*Given request*
Set down the full listing exactly as given. Any pictures are to be left out.

-- Recorded data start --

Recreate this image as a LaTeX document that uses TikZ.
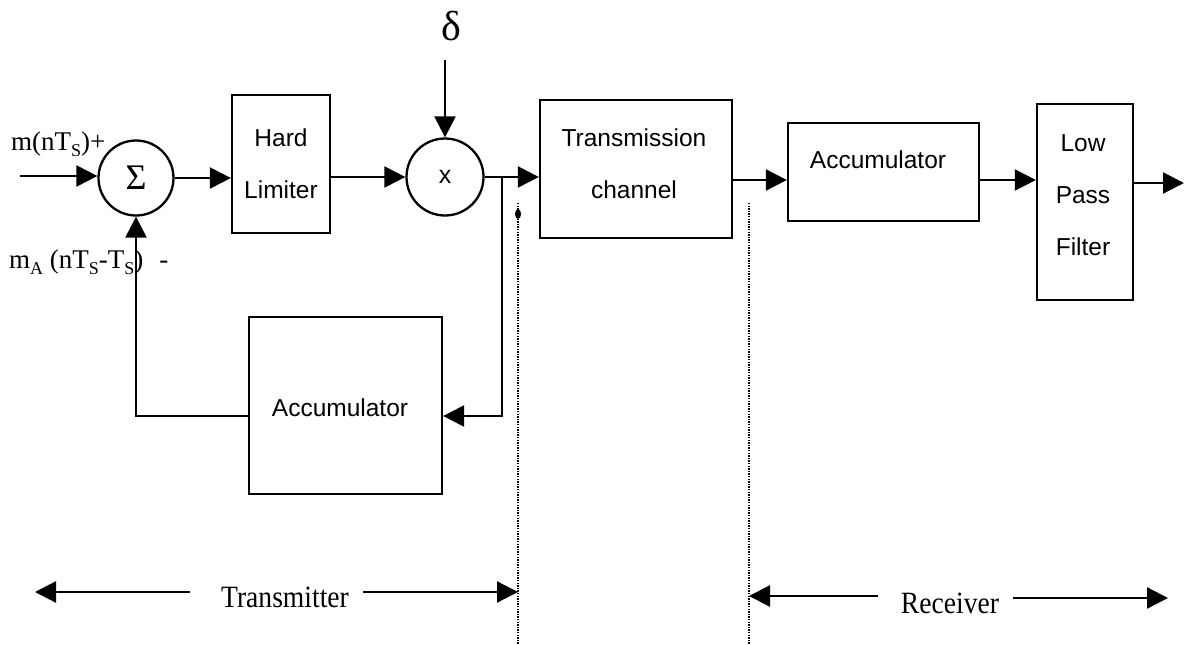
\documentclass[tikz,border=0pt]{standalone}
\usepackage{fontspec}
\setmainfont{Liberation Serif}
\setsansfont{Liberation Sans}
\usetikzlibrary{arrows.meta}
\newcommand{\lowsub}[1]{\raisebox{-6pt}{\fontsize{18}{18}\selectfont #1}}
\newcommand{\narrow}[1]{\scalebox{0.89}[1]{#1}}
\begin{document}
\begin{tikzpicture}[x=1pt,y=-1pt,line width=2.3pt,
  arr/.style={-{Triangle[length=21pt,width=21pt]}},
  blk/.style={draw,rectangle,inner sep=0pt},
  boxtext/.style={font=\sffamily\fontsize{24.5}{52}\selectfont,align=center,inner sep=0pt},
  junc/.style={draw,circle,inner sep=0pt,minimum size=75pt},
  lbl/.style={font=\fontsize{27}{30}\selectfont,inner sep=0pt},
  sectcap/.style={font=\fontsize{31}{34}\selectfont,inner sep=0pt},
  sep/.style={line width=1.2pt,dash pattern=on 1.4pt off 1.2pt}]
\useasboundingbox (0,0) rectangle (1184,645);

% forward path of the delta modulator
\node[junc,font=\fontsize{36}{36}\selectfont] (sum) at (136,178) {Σ};
\node[blk,boxtext,minimum width=98pt,minimum height=138pt] (hl) at (281,164) {Hard\\Limiter};
\node[junc,minimum size=77pt,font=\sffamily\fontsize{25}{28}\selectfont] (mult) at (445,177) {x};
\node[font=\fontsize{42}{44}\selectfont,inner sep=0pt] (delta) at (451,26) {δ};
\node[blk,minimum width=192pt,minimum height=138pt] (tc) at (636,169) {};
\node[boxtext] (tctext) at (634,164) {Transmission\\channel};
\node[blk,minimum width=191pt,minimum height=98pt] (acc1) at (883.5,172) {};
\node[boxtext] (acc1text) at (878,160) {Accumulator};
\node[blk,minimum width=96pt,minimum height=196pt] (lpf) at (1085,202) {};
\node[boxtext] (lpftext) at (1083,195) {Low\\Pass\\Filter};

% feedback accumulator
\node[blk,minimum width=193pt,minimum height=177pt] (acc2) at (345.5,405.5) {};
\node[boxtext] (acc2text) at (340,408) {Accumulator};

% signal labels
\node[lbl,anchor=base west] (lin) at (10,150) {m(nT\lowsub{S})+};
\node[lbl,anchor=base west] (lfb) at (8,268) {m\lowsub{A} (nT\lowsub{S}-T\lowsub{S})\hspace{16pt}-};

% reference points
\coordinate (in) at (20,176);
\coordinate (d0) at (445,60);
\coordinate (br) at (502,177);
\coordinate (fb) at (502,416);
\coordinate (rx) at (0,180);
\coordinate (ry) at (0,183);
\coordinate (out) at (1184,183);

% connectors
\draw[arr] (in) -- (in -| sum.west);
\draw[arr] (sum.east) -- (sum.east -| hl.west);
\draw[arr] (hl.east |- mult.west) -- (mult.west);
\draw[arr] (d0) -- (mult.north);
\draw[arr] (mult.east) -- (mult.east -| tc.west);
\draw[arr] (br) -- (fb) -- (fb -| acc2.east);
\draw[arr] (fb -| acc2.west) -| (sum.south);
\draw[arr] (tc.east |- rx) -- (acc1.west |- rx);
\draw[arr] (acc1.east |- rx) -- (lpf.west |- rx);
\draw[arr] (lpf.east |- ry) -- (out);

% transmitter / receiver boundaries
\coordinate (s1) at (518,203);
\coordinate (s1b) at (518,645);
\coordinate (s2) at (749,203);
\coordinate (s2b) at (749,645);
\draw[sep] (s1) -- (s1b);
\draw[sep] (s2) -- (s2b);
\fill (518,214) ellipse (3pt and 5pt);

% section captions
\node[sectcap,anchor=base] (tx) at (285,607) {\narrow{Transmitter}};
\node[sectcap,anchor=base] (rv) at (950,613) {\narrow{Receiver}};
\coordinate (txl) at (35,592);
\coordinate (txa) at (190,592);
\coordinate (txb) at (363,592);
\coordinate (rva) at (878,596);
\coordinate (rvb) at (1013,598);
\coordinate (rvr) at (1168,598);
\draw[arr] (txa) -- (txl);
\draw[arr] (txb) -- (txb -| s1);
\draw[arr] (rva) -- (rva -| s2);
\draw[arr] (rvb) -- (rvr);
\end{tikzpicture}
\end{document}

-- Recorded data end --

*The answer*
Recreate this image as a LaTeX document that uses TikZ.
\documentclass[tikz,border=0pt]{standalone}
\usepackage{fontspec}
\setmainfont{Liberation Serif}
\setsansfont{Liberation Sans}
\usetikzlibrary{arrows.meta}
\newcommand{\lowsub}[1]{\raisebox{-6pt}{\fontsize{18}{18}\selectfont #1}}
\newcommand{\narrow}[1]{\scalebox{0.89}[1]{#1}}
\begin{document}
\begin{tikzpicture}[x=1pt,y=-1pt,line width=2.3pt,
  arr/.style={-{Triangle[length=21pt,width=21pt]}},
  blk/.style={draw,rectangle,inner sep=0pt},
  boxtext/.style={font=\sffamily\fontsize{24.5}{52}\selectfont,align=center,inner sep=0pt},
  junc/.style={draw,circle,inner sep=0pt,minimum size=75pt},
  lbl/.style={font=\fontsize{27}{30}\selectfont,inner sep=0pt},
  sectcap/.style={font=\fontsize{31}{34}\selectfont,inner sep=0pt},
  sep/.style={line width=1.2pt,dash pattern=on 1.4pt off 1.2pt}]
\useasboundingbox (0,0) rectangle (1184,645);

% forward path of the delta modulator
\node[junc,font=\fontsize{36}{36}\selectfont] (sum) at (136,178) {Σ};
\node[blk,boxtext,minimum width=98pt,minimum height=138pt] (hl) at (281,164) {Hard\\Limiter};
\node[junc,minimum size=77pt,font=\sffamily\fontsize{25}{28}\selectfont] (mult) at (445,177) {x};
\node[font=\fontsize{42}{44}\selectfont,inner sep=0pt] (delta) at (451,26) {δ};
\node[blk,minimum width=192pt,minimum height=138pt] (tc) at (636,169) {};
\node[boxtext] (tctext) at (634,164) {Transmission\\channel};
\node[blk,minimum width=191pt,minimum height=98pt] (acc1) at (883.5,172) {};
\node[boxtext] (acc1text) at (878,160) {Accumulator};
\node[blk,minimum width=96pt,minimum height=196pt] (lpf) at (1085,202) {};
\node[boxtext] (lpftext) at (1083,195) {Low\\Pass\\Filter};

% feedback accumulator
\node[blk,minimum width=193pt,minimum height=177pt] (acc2) at (345.5,405.5) {};
\node[boxtext] (acc2text) at (340,408) {Accumulator};

% signal labels
\node[lbl,anchor=base west] (lin) at (10,150) {m(nT\lowsub{S})+};
\node[lbl,anchor=base west] (lfb) at (8,268) {m\lowsub{A} (nT\lowsub{S}-T\lowsub{S})\hspace{16pt}-};

% reference points
\coordinate (in) at (20,176);
\coordinate (d0) at (445,60);
\coordinate (br) at (502,177);
\coordinate (fb) at (502,416);
\coordinate (rx) at (0,180);
\coordinate (ry) at (0,183);
\coordinate (out) at (1184,183);

% connectors
\draw[arr] (in) -- (in -| sum.west);
\draw[arr] (sum.east) -- (sum.east -| hl.west);
\draw[arr] (hl.east |- mult.west) -- (mult.west);
\draw[arr] (d0) -- (mult.north);
\draw[arr] (mult.east) -- (mult.east -| tc.west);
\draw[arr] (br) -- (fb) -- (fb -| acc2.east);
\draw[arr] (fb -| acc2.west) -| (sum.south);
\draw[arr] (tc.east |- rx) -- (acc1.west |- rx);
\draw[arr] (acc1.east |- rx) -- (lpf.west |- rx);
\draw[arr] (lpf.east |- ry) -- (out);

% transmitter / receiver boundaries
\coordinate (s1) at (518,203);
\coordinate (s1b) at (518,645);
\coordinate (s2) at (749,203);
\coordinate (s2b) at (749,645);
\draw[sep] (s1) -- (s1b);
\draw[sep] (s2) -- (s2b);
\fill (518,214) ellipse (3pt and 5pt);

% section captions
\node[sectcap,anchor=base] (tx) at (285,607) {\narrow{Transmitter}};
\node[sectcap,anchor=base] (rv) at (950,613) {\narrow{Receiver}};
\coordinate (txl) at (35,592);
\coordinate (txa) at (190,592);
\coordinate (txb) at (363,592);
\coordinate (rva) at (878,596);
\coordinate (rvb) at (1013,598);
\coordinate (rvr) at (1168,598);
\draw[arr] (txa) -- (txl);
\draw[arr] (txb) -- (txb -| s1);
\draw[arr] (rva) -- (rva -| s2);
\draw[arr] (rvb) -- (rvr);
\end{tikzpicture}
\end{document}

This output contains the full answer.